Amanda Blanc, Chief Executive of Aviva and the UK Government women in finance champion, has also spoken out publicly about the issues of sexism she faced when dealing with the WRU. Blanc, who felt compelled to quit after only two years as the Wales' Professional Rugby Board chairwoman, described feeling that she was “not being listened to” and that the entirety of the WRU “needed modernisation”. Blanc reported a “truly offensive discussion” about reducing the sanctions for an elected WRU member when he made public comments about men being the “master race” and the fact that he believed women should “stick to ironing”.

Labour MP for the Gower and former Wales rugby international, Tonia Antoniazzi, has responded to the allegations, stressing the need for the Welsh government to set up an independent body to oversee complaints against the WRU. Antoniazzi described the situation as on a level with the issues seen in cricket earlier in 2022 and said that there was no way for women experiencing these issues to stand up to the WRU without fear of damaging their reputation unless they had “big balls and deep pockets”. It was stated by Antoniazzi that without an independent party available to review the allegations, any investigation by the WRU would be equivalent to them “marking their own homework”.

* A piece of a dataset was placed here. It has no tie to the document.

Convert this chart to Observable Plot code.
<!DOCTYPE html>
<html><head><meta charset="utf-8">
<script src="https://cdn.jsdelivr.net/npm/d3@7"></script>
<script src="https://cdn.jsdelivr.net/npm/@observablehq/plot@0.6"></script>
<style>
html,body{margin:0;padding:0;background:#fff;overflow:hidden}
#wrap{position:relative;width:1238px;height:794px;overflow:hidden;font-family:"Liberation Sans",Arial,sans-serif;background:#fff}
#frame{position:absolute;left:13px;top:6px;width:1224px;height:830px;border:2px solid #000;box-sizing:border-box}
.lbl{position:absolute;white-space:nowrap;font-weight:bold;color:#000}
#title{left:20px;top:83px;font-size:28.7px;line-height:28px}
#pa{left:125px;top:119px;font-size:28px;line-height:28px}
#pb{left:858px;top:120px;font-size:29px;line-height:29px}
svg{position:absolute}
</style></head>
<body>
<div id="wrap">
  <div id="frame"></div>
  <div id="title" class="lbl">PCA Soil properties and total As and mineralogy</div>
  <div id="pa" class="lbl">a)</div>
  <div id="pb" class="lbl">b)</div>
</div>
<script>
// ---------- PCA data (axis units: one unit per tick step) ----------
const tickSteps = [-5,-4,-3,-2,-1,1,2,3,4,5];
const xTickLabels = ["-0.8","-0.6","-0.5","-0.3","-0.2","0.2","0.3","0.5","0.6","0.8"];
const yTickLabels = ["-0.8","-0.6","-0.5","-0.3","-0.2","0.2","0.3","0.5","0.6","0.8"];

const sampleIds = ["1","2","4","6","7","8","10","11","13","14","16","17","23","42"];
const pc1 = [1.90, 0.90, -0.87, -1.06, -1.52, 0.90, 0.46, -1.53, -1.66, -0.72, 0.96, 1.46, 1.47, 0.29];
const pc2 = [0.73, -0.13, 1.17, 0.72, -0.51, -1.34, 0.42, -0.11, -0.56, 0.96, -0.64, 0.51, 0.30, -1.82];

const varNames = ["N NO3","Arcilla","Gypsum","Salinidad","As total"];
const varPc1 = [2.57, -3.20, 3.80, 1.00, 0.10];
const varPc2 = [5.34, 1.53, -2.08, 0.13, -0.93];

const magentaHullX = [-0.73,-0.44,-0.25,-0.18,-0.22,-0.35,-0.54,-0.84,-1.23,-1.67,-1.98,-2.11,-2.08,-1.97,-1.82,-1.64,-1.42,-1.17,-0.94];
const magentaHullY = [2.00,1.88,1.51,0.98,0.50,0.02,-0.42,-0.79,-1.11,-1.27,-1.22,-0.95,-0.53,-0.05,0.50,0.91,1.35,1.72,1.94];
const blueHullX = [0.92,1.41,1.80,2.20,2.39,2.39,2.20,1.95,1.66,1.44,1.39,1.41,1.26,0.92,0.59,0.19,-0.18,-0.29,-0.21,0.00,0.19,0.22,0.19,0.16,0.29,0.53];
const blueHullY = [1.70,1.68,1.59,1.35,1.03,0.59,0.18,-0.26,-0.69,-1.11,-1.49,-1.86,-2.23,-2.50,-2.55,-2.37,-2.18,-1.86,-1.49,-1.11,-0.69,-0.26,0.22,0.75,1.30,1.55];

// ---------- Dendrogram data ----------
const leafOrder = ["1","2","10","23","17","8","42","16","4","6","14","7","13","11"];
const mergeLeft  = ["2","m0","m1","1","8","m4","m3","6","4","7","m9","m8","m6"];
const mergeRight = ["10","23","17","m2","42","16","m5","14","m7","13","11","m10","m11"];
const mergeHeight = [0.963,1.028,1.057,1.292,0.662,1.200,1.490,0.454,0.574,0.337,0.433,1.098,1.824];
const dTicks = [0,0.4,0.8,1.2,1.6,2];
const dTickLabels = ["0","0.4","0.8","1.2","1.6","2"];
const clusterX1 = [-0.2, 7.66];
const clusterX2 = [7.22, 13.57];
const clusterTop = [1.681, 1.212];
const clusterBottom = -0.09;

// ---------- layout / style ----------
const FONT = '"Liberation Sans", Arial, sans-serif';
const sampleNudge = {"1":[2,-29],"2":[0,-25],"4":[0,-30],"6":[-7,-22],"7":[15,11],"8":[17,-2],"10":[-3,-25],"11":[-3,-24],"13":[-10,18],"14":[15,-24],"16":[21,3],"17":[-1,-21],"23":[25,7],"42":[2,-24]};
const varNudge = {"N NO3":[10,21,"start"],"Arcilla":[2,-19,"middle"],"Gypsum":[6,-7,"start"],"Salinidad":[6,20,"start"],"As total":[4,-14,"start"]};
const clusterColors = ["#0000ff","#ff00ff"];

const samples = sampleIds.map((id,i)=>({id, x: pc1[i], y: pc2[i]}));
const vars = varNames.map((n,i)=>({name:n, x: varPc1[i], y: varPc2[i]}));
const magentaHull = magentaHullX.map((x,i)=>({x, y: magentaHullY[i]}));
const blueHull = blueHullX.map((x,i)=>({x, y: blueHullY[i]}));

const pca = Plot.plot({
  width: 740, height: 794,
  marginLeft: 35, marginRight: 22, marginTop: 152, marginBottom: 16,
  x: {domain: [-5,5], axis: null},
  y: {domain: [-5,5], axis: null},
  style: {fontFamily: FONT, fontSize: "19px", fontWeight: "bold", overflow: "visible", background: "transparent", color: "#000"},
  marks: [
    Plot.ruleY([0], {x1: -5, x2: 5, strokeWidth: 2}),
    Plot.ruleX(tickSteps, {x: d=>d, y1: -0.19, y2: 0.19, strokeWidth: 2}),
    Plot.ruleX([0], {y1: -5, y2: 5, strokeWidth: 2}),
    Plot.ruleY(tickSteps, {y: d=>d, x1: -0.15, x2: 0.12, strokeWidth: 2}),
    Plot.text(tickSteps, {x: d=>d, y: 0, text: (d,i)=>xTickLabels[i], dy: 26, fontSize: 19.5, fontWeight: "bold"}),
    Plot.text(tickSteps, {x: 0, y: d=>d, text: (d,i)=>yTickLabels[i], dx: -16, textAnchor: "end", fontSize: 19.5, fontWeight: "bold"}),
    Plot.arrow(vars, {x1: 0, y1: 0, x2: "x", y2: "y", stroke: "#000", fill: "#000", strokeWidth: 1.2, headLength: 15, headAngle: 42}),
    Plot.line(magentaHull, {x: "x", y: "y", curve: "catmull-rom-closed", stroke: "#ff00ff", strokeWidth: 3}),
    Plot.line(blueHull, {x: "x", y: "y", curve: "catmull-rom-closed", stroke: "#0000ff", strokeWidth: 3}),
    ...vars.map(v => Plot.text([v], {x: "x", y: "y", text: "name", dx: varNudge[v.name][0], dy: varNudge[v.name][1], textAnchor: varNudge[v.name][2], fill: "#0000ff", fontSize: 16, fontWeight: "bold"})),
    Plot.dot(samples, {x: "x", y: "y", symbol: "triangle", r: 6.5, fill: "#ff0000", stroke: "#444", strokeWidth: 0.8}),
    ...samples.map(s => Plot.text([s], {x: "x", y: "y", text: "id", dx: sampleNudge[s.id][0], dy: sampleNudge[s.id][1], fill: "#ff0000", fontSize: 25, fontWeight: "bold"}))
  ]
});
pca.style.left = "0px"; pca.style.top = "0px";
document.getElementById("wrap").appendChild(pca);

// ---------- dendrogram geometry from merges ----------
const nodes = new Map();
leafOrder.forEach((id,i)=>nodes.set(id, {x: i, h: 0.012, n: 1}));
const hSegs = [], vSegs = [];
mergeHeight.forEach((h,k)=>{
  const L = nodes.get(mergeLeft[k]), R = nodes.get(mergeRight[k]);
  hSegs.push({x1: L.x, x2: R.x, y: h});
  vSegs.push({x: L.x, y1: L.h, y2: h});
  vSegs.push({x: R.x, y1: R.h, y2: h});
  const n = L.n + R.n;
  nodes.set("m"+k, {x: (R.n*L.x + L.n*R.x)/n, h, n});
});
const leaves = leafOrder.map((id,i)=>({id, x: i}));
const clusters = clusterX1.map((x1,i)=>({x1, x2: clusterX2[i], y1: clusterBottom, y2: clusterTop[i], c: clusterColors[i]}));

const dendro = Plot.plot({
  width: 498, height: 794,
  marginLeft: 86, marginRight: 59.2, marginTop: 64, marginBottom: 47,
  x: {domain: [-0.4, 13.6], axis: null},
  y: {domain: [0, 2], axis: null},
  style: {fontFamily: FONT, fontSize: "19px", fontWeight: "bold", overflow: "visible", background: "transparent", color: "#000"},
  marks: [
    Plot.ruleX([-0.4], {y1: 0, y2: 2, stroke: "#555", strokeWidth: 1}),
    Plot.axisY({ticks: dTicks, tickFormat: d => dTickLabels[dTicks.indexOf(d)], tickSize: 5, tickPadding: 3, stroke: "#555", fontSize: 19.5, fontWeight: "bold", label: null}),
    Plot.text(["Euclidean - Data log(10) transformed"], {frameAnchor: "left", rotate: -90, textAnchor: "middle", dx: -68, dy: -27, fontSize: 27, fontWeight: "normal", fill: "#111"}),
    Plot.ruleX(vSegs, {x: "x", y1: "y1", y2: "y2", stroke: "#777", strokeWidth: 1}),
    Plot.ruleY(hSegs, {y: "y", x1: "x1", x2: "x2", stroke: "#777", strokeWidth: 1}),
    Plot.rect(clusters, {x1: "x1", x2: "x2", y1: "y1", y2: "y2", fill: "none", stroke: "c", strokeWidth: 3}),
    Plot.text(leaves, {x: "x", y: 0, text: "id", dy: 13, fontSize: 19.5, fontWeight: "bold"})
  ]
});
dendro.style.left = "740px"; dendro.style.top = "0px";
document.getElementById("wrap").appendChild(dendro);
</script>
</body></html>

The WRU has denied all of the allegations stating that all allegations and complaints were investigated fully and that they take matters of inclusivity very seriously. In a public statement in January 2023, the WRU stressed that they had robust procedures in place and followed up on all issues with either internal or external investigations. Warrant Gatland, coach of the Welsh men’s team, also denied knowing much about the issues of sexism alleged by WRU employees but stressed that there were “two sides to every story” and that he hoped “both sides [would be [represented]”.

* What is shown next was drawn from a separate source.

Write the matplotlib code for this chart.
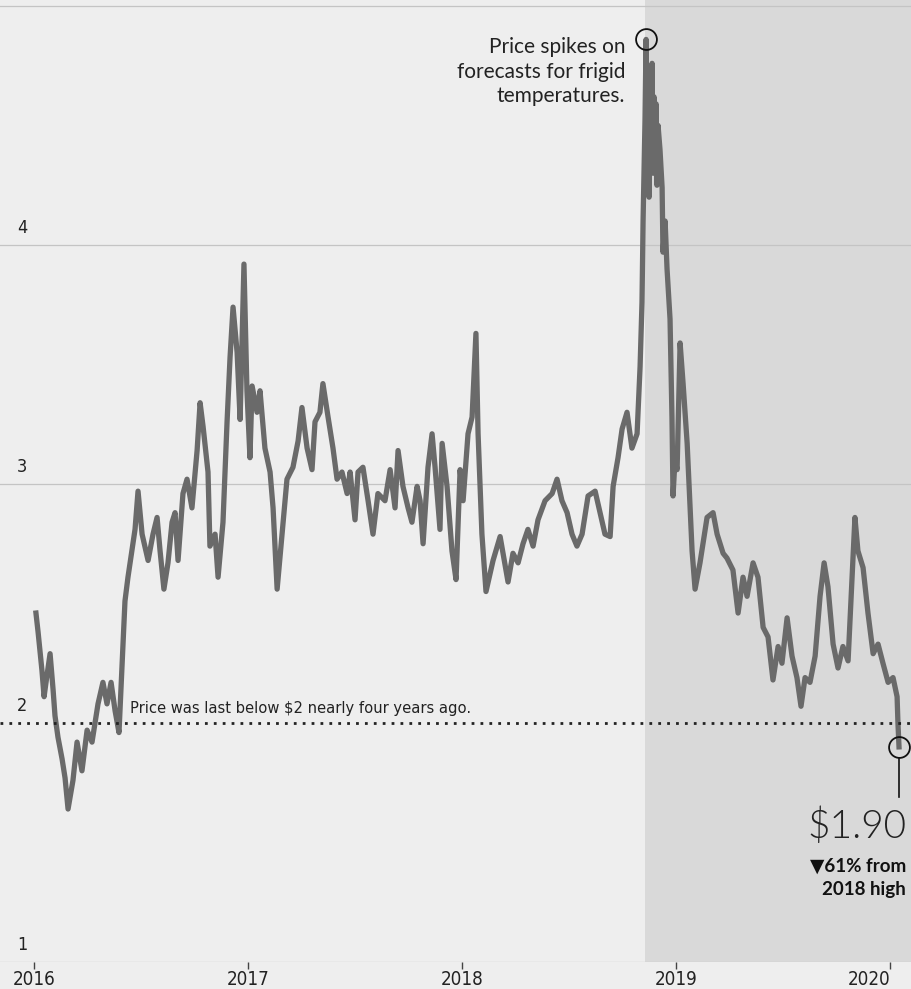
import matplotlib.pyplot as plt
from matplotlib.transforms import blended_transform_factory

# front-month natural gas price, $/MMBtu, x = decimal year
years = [2016.009, 2016.019, 2016.028, 2016.037, 2016.047, 2016.056, 2016.075, 2016.089,
         2016.098, 2016.112, 2016.131, 2016.145, 2016.159, 2016.182, 2016.201, 2016.224,
         2016.248, 2016.271, 2016.299, 2016.322, 2016.341, 2016.360, 2016.379, 2016.397,
         2016.411, 2016.425, 2016.439, 2016.472, 2016.486, 2016.505, 2016.533, 2016.556,
         2016.575, 2016.589, 2016.607, 2016.626, 2016.645, 2016.659, 2016.673, 2016.696,
         2016.715, 2016.738, 2016.762, 2016.776, 2016.790, 2016.813, 2016.822, 2016.846,
         2016.860, 2016.883, 2016.902, 2016.916, 2016.930, 2016.949, 2016.963, 2016.972,
         2016.981, 2016.995, 2017.009, 2017.019, 2017.042, 2017.056, 2017.079, 2017.103,
         2017.117, 2017.136, 2017.159, 2017.182, 2017.210, 2017.234, 2017.252, 2017.276,
         2017.299, 2017.313, 2017.336, 2017.350, 2017.374, 2017.397, 2017.416, 2017.439,
         2017.463, 2017.477, 2017.500, 2017.514, 2017.537, 2017.561, 2017.584, 2017.607,
         2017.640, 2017.664, 2017.687, 2017.701, 2017.724, 2017.748, 2017.766, 2017.790,
         2017.804, 2017.818, 2017.841, 2017.860, 2017.874, 2017.897, 2017.907, 2017.930,
         2017.953, 2017.972, 2017.991, 2018.005, 2018.028, 2018.047, 2018.065, 2018.075,
         2018.093, 2018.112, 2018.145, 2018.178, 2018.215, 2018.238, 2018.262, 2018.285,
         2018.308, 2018.332, 2018.355, 2018.388, 2018.421, 2018.444, 2018.467, 2018.491,
         2018.514, 2018.537, 2018.561, 2018.589, 2018.622, 2018.645, 2018.668, 2018.692,
         2018.706, 2018.729, 2018.748, 2018.771, 2018.794, 2018.818, 2018.832, 2018.841,
         2018.846, 2018.855, 2018.860, 2018.864, 2018.869, 2018.874, 2018.878, 2018.883,
         2018.888, 2018.893, 2018.897, 2018.902, 2018.907, 2018.911, 2018.916, 2018.925,
         2018.935, 2018.939, 2018.949, 2018.958, 2018.972, 2018.981, 2018.986, 2018.995,
         2019.005, 2019.019, 2019.033, 2019.052, 2019.075, 2019.089, 2019.112, 2019.145,
         2019.173, 2019.192, 2019.220, 2019.238, 2019.266, 2019.290, 2019.313, 2019.332,
         2019.360, 2019.383, 2019.407, 2019.430, 2019.453, 2019.477, 2019.495, 2019.519,
         2019.542, 2019.565, 2019.584, 2019.603, 2019.626, 2019.650, 2019.673, 2019.692,
         2019.710, 2019.734, 2019.757, 2019.780, 2019.804, 2019.822, 2019.836, 2019.850,
         2019.874, 2019.897, 2019.921, 2019.944, 2019.967, 2019.991, 2020.014, 2020.033,
         2020.037, 2020.042]
prices = [2.46, 2.38, 2.30, 2.22, 2.11, 2.17, 2.29, 2.14,
          2.03, 1.94, 1.85, 1.77, 1.64, 1.76, 1.92, 1.80,
          1.97, 1.92, 2.08, 2.17, 2.08, 2.17, 2.05, 1.96,
          2.23, 2.51, 2.61, 2.81, 2.97, 2.79, 2.68, 2.79,
          2.86, 2.72, 2.56, 2.67, 2.84, 2.88, 2.68, 2.96,
          3.02, 2.90, 3.14, 3.34, 3.24, 3.05, 2.74, 2.79,
          2.61, 2.84, 3.26, 3.53, 3.74, 3.55, 3.27, 3.60,
          3.92, 3.39, 3.11, 3.41, 3.30, 3.39, 3.15, 3.05,
          2.90, 2.56, 2.79, 3.02, 3.07, 3.18, 3.32, 3.15,
          3.06, 3.26, 3.30, 3.42, 3.28, 3.15, 3.02, 3.05,
          2.96, 3.05, 2.85, 3.05, 3.07, 2.93, 2.79, 2.96,
          2.93, 3.06, 2.90, 3.14, 2.99, 2.90, 2.84, 2.99,
          2.93, 2.75, 3.07, 3.21, 3.07, 2.81, 3.17, 2.99,
          2.72, 2.60, 3.06, 2.93, 3.21, 3.28, 3.63, 3.21,
          2.79, 2.55, 2.68, 2.78, 2.59, 2.71, 2.67, 2.75,
          2.81, 2.74, 2.85, 2.93, 2.96, 3.02, 2.93, 2.88,
          2.79, 2.74, 2.79, 2.95, 2.97, 2.88, 2.79, 2.78,
          2.99, 3.11, 3.23, 3.30, 3.15, 3.21, 3.49, 3.76,
          4.10, 4.52, 4.86, 4.35, 4.66, 4.20, 4.55, 4.40,
          4.76, 4.30, 4.62, 4.45, 4.59, 4.25, 4.50, 4.40,
          4.24, 3.97, 4.10, 3.90, 3.69, 3.28, 2.95, 3.10,
          3.06, 3.59, 3.42, 3.17, 2.72, 2.56, 2.67, 2.86,
          2.88, 2.79, 2.71, 2.69, 2.64, 2.46, 2.61, 2.53,
          2.67, 2.61, 2.40, 2.36, 2.18, 2.32, 2.25, 2.44,
          2.28, 2.19, 2.07, 2.19, 2.17, 2.28, 2.53, 2.67,
          2.57, 2.33, 2.23, 2.32, 2.26, 2.60, 2.86, 2.72,
          2.65, 2.46, 2.29, 2.33, 2.25, 2.17, 2.19, 2.11,
          2.00, 1.90]

year_ticks = [2016, 2017, 2018, 2019, 2020]
price_ticks = [1, 2, 3, 4]
shade_start = 2018.855   # darker panel from the November 2018 spike on
threshold = 2

narrow = dict(family=['DejaVu Sans'], stretch='condensed')
sans = ['Lato', 'DejaVu Sans']

fig = plt.figure(figsize=(9.11, 9.89), dpi=100, facecolor='#eeeeee')
ax = fig.add_axes([0, 27 / 989, 1, 962 / 989])
ax.set_facecolor('#eeeeee')
ax.set_xlim(2015.841, 2020.098)
ax.set_ylim(1, 5.025)
for s in ax.spines.values():
    s.set_visible(False)

ax.axvspan(shade_start, 2020.2, color='#d9d9d9', zorder=0, lw=0)

# gridlines + labels sitting on top of them
ytrans = blended_transform_factory(ax.transAxes, ax.transData)
ax.axhline(5, color='#c4c4c4', lw=0.9, zorder=1)
for v in price_ticks:
    if v != threshold:
        ax.axhline(v, color='#c4c4c4', lw=0.9, zorder=1)
    ax.text(0.019, v + 0.035, str(v), transform=ytrans, fontsize=13,
            va='bottom', ha='left', color='#222222', **narrow)
ax.set_yticks([])

ax.set_xticks(year_ticks)
ax.set_xticklabels([str(y) for y in year_ticks], fontsize=13.5, color='#222222', **narrow)
ax.tick_params(axis='x', length=5, width=1, color='#444444', pad=1)
ax.get_xticklabels()[-1].set_ha('right')
ax.get_xticklabels()[-1].set_x(2020.08)

ax.axhline(threshold, color='#222222', lw=2, ls=(0, (1, 2.2)), zorder=4)
ax.text(2016.449, threshold + 0.03, 'Price was last below $2 nearly four years ago.',
        fontsize=11.8, va='bottom', ha='left', color='#222222', **narrow)

ax.plot(years, prices, color='#6a6a6a', lw=3.8, solid_joinstyle='round', zorder=3)

# peak annotation
i_peak = prices.index(max(prices))
px, py = years[i_peak], prices[i_peak]
ax.plot(px, py, 'o', ms=15, mfc='none', mec='#111111', mew=1.3, zorder=5)
ax.text(px - 0.098, py + 0.01, 'Price spikes on\nforecasts for frigid\ntemperatures.',
        fontsize=15, family=sans, ha='right', va='top', linespacing=1.28,
        color='#222222')

# latest price annotation
lx, ly = years[-1], prices[-1]
ax.plot(lx, ly, 'o', ms=15, mfc='none', mec='#111111', mew=1.3, zorder=5)
ax.plot([lx, lx], [ly - 0.045, 1.69], color='#111111', lw=1.2, zorder=5)
ax.text(2020.075, 1.57, f'${ly:.2f}', fontsize=28, family=sans, fontweight=300,
        ha='right', va='center', color='#222222')
ax.text(2020.075, 1.435, '▼61% from\n2018 high', fontsize=13.5, family=sans,
        fontweight='bold', ha='right', va='top', linespacing=1.4, color='#111111')

fig.savefig('out.png', dpi=100, facecolor=fig.get_facecolor())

In addition to the allegations of sexism and bullying, a former employee of the WRU, Marc Roberts, reported that senior managers would use racial slurs without action being brought against them. Roberts stated that he was present when WRU management used racial slurs in online staff meetings, attended by senior management, without anyone saying that it was not appropriate. Roberts worked for the WRU for over 20 years but quit this month stating that the culture had got worse in the last five years.

As such, despite the assurances from the WRU that they are working to form a more inclusive environment and taking steps to promote inclusivity, there are certainly issues within the organisation that need addressing.